> **Aim of the task**
Write out the material exactly. Do not include the pictures.

═════ Supplied information ═════

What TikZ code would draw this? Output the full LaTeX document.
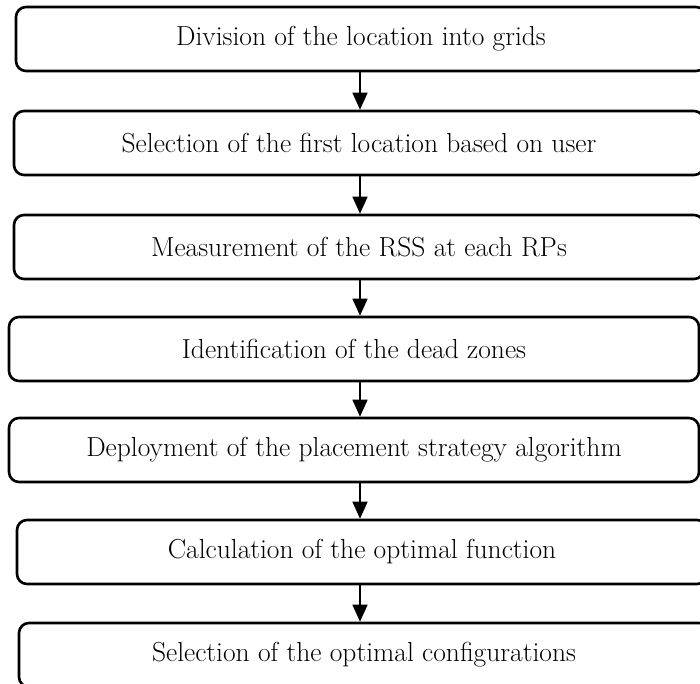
\documentclass[tikz,border=0pt]{standalone}
\usetikzlibrary{arrows.meta}
\begin{document}
\begin{tikzpicture}[x=1pt,y=-1pt,
  stepbox/.style={draw=black, line width=2.6pt, rounded corners=10pt,
    minimum width=690pt, minimum height=64pt, inner sep=0pt,
    font=\fontsize{27.5}{32}\selectfont},
  flowarrow/.style={line width=1.4pt, -{Triangle[width=15pt,length=17pt]}}]
\useasboundingbox (0,0) rectangle (700,683);
\clip (0,0) rectangle (700,683);
\node[stepbox] (b1) at (361,39)  {Division of the location into grids};
\node[stepbox] (b2) at (359,143) {Selection of the first location based on user};
\node[stepbox] (b3) at (359,247) {Measurement of the RSS at each RPs};
\node[stepbox] (b4) at (354,349) {Identification of the dead zones};
\node[stepbox] (b5) at (354,450) {Deployment of the placement strategy algorithm};
\node[stepbox] (b6) at (362,552) {Calculation of the optimal function};
\node[stepbox] (b7) at (364,655) {Selection of the optimal configurations};
\coordinate (ax) at (360,0);
\foreach \a/\b in {b1/b2,b2/b3,b3/b4,b4/b5,b5/b6,b6/b7}
  \draw[flowarrow] (\a.south -| ax) -- (\b.north -| ax);
\end{tikzpicture}
\end{document}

═════

> **Problem solution**
What TikZ code would draw this? Output the full LaTeX document.
\documentclass[tikz,border=0pt]{standalone}
\usetikzlibrary{arrows.meta}
\begin{document}
\begin{tikzpicture}[x=1pt,y=-1pt,
  stepbox/.style={draw=black, line width=2.6pt, rounded corners=10pt,
    minimum width=690pt, minimum height=64pt, inner sep=0pt,
    font=\fontsize{27.5}{32}\selectfont},
  flowarrow/.style={line width=1.4pt, -{Triangle[width=15pt,length=17pt]}}]
\useasboundingbox (0,0) rectangle (700,683);
\clip (0,0) rectangle (700,683);
\node[stepbox] (b1) at (361,39)  {Division of the location into grids};
\node[stepbox] (b2) at (359,143) {Selection of the first location based on user};
\node[stepbox] (b3) at (359,247) {Measurement of the RSS at each RPs};
\node[stepbox] (b4) at (354,349) {Identification of the dead zones};
\node[stepbox] (b5) at (354,450) {Deployment of the placement strategy algorithm};
\node[stepbox] (b6) at (362,552) {Calculation of the optimal function};
\node[stepbox] (b7) at (364,655) {Selection of the optimal configurations};
\coordinate (ax) at (360,0);
\foreach \a/\b in {b1/b2,b2/b3,b3/b4,b4/b5,b5/b6,b6/b7}
  \draw[flowarrow] (\a.south -| ax) -- (\b.north -| ax);
\end{tikzpicture}
\end{document}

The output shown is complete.